#### Written task:
Type out the complete listing below word for word, without its pictures.

#### Data segment:
▼▼▼
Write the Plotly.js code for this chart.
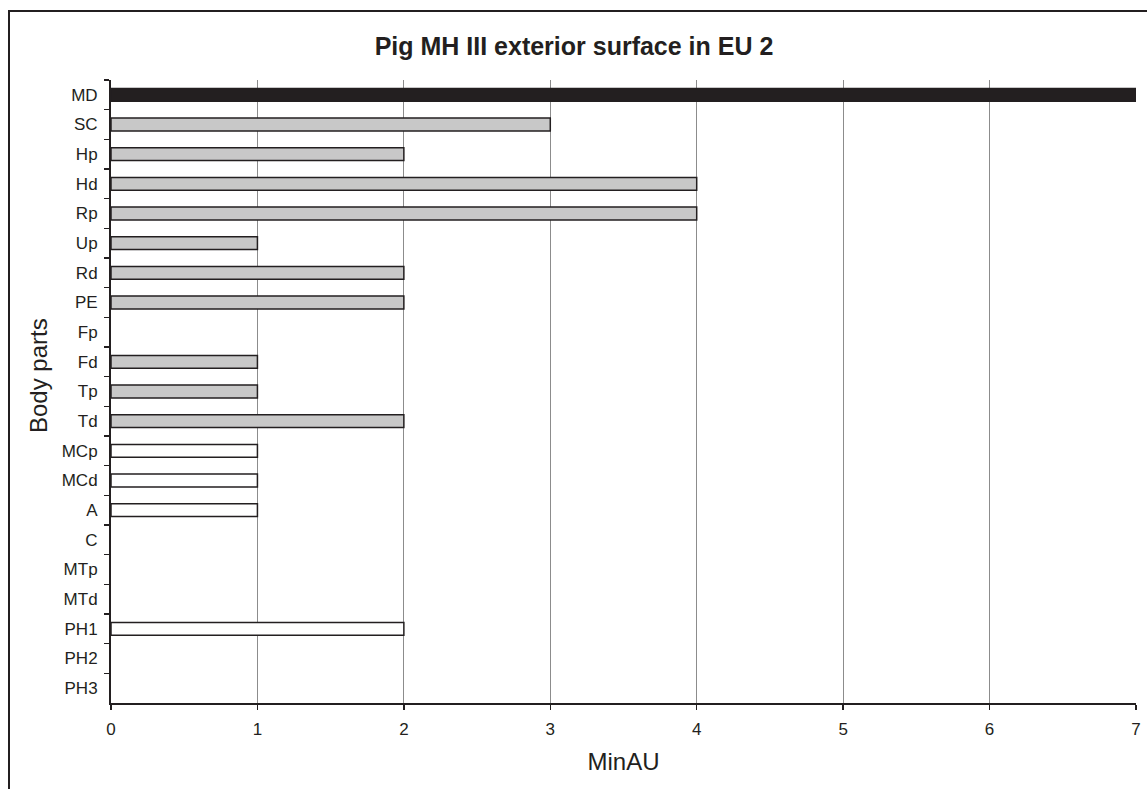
<!DOCTYPE html>
<html>
<head>
<meta charset="utf-8">
<script src="https://cdn.plot.ly/plotly-3.0.1.min.js"></script>
<style>
  html, body { margin: 0; padding: 0; background: #fff; }
  #wrap { position: relative; width: 1147px; height: 789px; }
  #chart { position: absolute; left: 0; top: 0; width: 1147px; height: 789px; }
  #frameL { position: absolute; left: 8px; top: 10px; width: 2px; height: 779px; background: #231f20; z-index: 5; }
  #frameT { position: absolute; left: 8px; top: 10px; width: 1139px; height: 2px; background: #231f20; z-index: 5; }
</style>
</head>
<body>
<div id="wrap">
  <div id="chart"></div>
  <div id="frameL"></div>
  <div id="frameT"></div>
</div>
<script>
const categories = ["MD","SC","Hp","Hd","Rp","Up","Rd","PE","Fp","Fd","Tp","Td","MCp","MCd","A","C","MTp","MTd","PH1","PH2","PH3"];
const values =     [7, 3, 2, 4, 4, 1, 2, 2, 0, 1, 1, 2, 1, 1, 1, 0, 0, 0, 2, 0, 0];
const groups =     ["skull","axial","fore","fore","fore","fore","fore","hind","hind","hind","hind","hind","manus","manus","tarsal","tarsal","tarsal","tarsal","phal","phal","phal"];
const xTicks = [0,1,2,3,4,5,6,7];

const groupColor = {skull:"#231f20", axial:"#c8c8c8", fore:"#c8c8c8", hind:"#c8c8c8", manus:"#ffffff", tarsal:"#ffffff", phal:"#ffffff"};
const colors = groups.map(g => groupColor[g]);
const lineWidths = values.map(v => v > 0 ? 1.5 : 0);

const font = "Liberation Sans, Arial, Helvetica, sans-serif";
const ink = "#231f20";

Plotly.newPlot("chart", [{
  type: "bar",
  orientation: "h",
  y: categories,
  x: values,
  marker: { color: colors, line: { color: ink, width: lineWidths } },
  width: 0.43,
  hoverinfo: "x+y"
}], {
  width: 1147, height: 789,
  margin: { l: 111, r: 11, t: 80, b: 86, pad: 0 },
  paper_bgcolor: "#ffffff",
  plot_bgcolor: "#ffffff",
  showlegend: false,
  title: {
    text: "<b>Pig MH III exterior surface in EU 2</b>",
    font: { family: font, size: 25, color: ink },
    x: 574/1147, xref: "container", xanchor: "center",
    y: 1 - 46/789, yref: "container", yanchor: "middle"
  },
  annotations: [{
    text: "Body parts",
    textangle: -90,
    xref: "paper", yref: "paper",
    x: (38 - 111) / 1025, y: (703 - 376) / 623,
    xanchor: "center", yanchor: "middle",
    showarrow: false,
    font: { family: font, size: 24, color: ink }
  }],
  xaxis: {
    range: [0, 7],
    tickvals: xTicks,
    ticktext: xTicks.map(String),
    showgrid: true, gridcolor: "#8c8c8c", gridwidth: 1,
    zeroline: false,
    showline: true, linecolor: ink, linewidth: 2,
    ticks: "outside", ticklen: 5, tickcolor: ink, tickwidth: 1.5,
    tickfont: { family: font, size: 17, color: ink },
    ticklabelstandoff: 5,
    title: { text: "MinAU", font: { family: font, size: 24, color: ink }, standoff: 15 },
    fixedrange: true
  },
  yaxis: {
    type: "category",
    categoryorder: "array",
    categoryarray: categories,
    autorange: "reversed",
    showgrid: false, zeroline: false,
    showline: true, linecolor: ink, linewidth: 2,
    ticks: "outside", ticklen: 5, tickcolor: ink, tickwidth: 1.5,
    tickson: "boundaries",
    tickfont: { family: font, size: 17, color: ink },
    ticklabelstandoff: 8,
    fixedrange: true
  }
}, { displayModeBar: false, staticPlot: true });
</script>
</body>
</html>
▲▲▲
#### Solution:
Write the Plotly.js code for this chart.
<!DOCTYPE html>
<html>
<head>
<meta charset="utf-8">
<script src="https://cdn.plot.ly/plotly-3.0.1.min.js"></script>
<style>
  html, body { margin: 0; padding: 0; background: #fff; }
  #wrap { position: relative; width: 1147px; height: 789px; }
  #chart { position: absolute; left: 0; top: 0; width: 1147px; height: 789px; }
  #frameL { position: absolute; left: 8px; top: 10px; width: 2px; height: 779px; background: #231f20; z-index: 5; }
  #frameT { position: absolute; left: 8px; top: 10px; width: 1139px; height: 2px; background: #231f20; z-index: 5; }
</style>
</head>
<body>
<div id="wrap">
  <div id="chart"></div>
  <div id="frameL"></div>
  <div id="frameT"></div>
</div>
<script>
const categories = ["MD","SC","Hp","Hd","Rp","Up","Rd","PE","Fp","Fd","Tp","Td","MCp","MCd","A","C","MTp","MTd","PH1","PH2","PH3"];
const values =     [7, 3, 2, 4, 4, 1, 2, 2, 0, 1, 1, 2, 1, 1, 1, 0, 0, 0, 2, 0, 0];
const groups =     ["skull","axial","fore","fore","fore","fore","fore","hind","hind","hind","hind","hind","manus","manus","tarsal","tarsal","tarsal","tarsal","phal","phal","phal"];
const xTicks = [0,1,2,3,4,5,6,7];

const groupColor = {skull:"#231f20", axial:"#c8c8c8", fore:"#c8c8c8", hind:"#c8c8c8", manus:"#ffffff", tarsal:"#ffffff", phal:"#ffffff"};
const colors = groups.map(g => groupColor[g]);
const lineWidths = values.map(v => v > 0 ? 1.5 : 0);

const font = "Liberation Sans, Arial, Helvetica, sans-serif";
const ink = "#231f20";

Plotly.newPlot("chart", [{
  type: "bar",
  orientation: "h",
  y: categories,
  x: values,
  marker: { color: colors, line: { color: ink, width: lineWidths } },
  width: 0.43,
  hoverinfo: "x+y"
}], {
  width: 1147, height: 789,
  margin: { l: 111, r: 11, t: 80, b: 86, pad: 0 },
  paper_bgcolor: "#ffffff",
  plot_bgcolor: "#ffffff",
  showlegend: false,
  title: {
    text: "<b>Pig MH III exterior surface in EU 2</b>",
    font: { family: font, size: 25, color: ink },
    x: 574/1147, xref: "container", xanchor: "center",
    y: 1 - 46/789, yref: "container", yanchor: "middle"
  },
  annotations: [{
    text: "Body parts",
    textangle: -90,
    xref: "paper", yref: "paper",
    x: (38 - 111) / 1025, y: (703 - 376) / 623,
    xanchor: "center", yanchor: "middle",
    showarrow: false,
    font: { family: font, size: 24, color: ink }
  }],
  xaxis: {
    range: [0, 7],
    tickvals: xTicks,
    ticktext: xTicks.map(String),
    showgrid: true, gridcolor: "#8c8c8c", gridwidth: 1,
    zeroline: false,
    showline: true, linecolor: ink, linewidth: 2,
    ticks: "outside", ticklen: 5, tickcolor: ink, tickwidth: 1.5,
    tickfont: { family: font, size: 17, color: ink },
    ticklabelstandoff: 5,
    title: { text: "MinAU", font: { family: font, size: 24, color: ink }, standoff: 15 },
    fixedrange: true
  },
  yaxis: {
    type: "category",
    categoryorder: "array",
    categoryarray: categories,
    autorange: "reversed",
    showgrid: false, zeroline: false,
    showline: true, linecolor: ink, linewidth: 2,
    ticks: "outside", ticklen: 5, tickcolor: ink, tickwidth: 1.5,
    tickson: "boundaries",
    tickfont: { family: font, size: 17, color: ink },
    ticklabelstandoff: 8,
    fixedrange: true
  }
}, { displayModeBar: false, staticPlot: true });
</script>
</body>
</html>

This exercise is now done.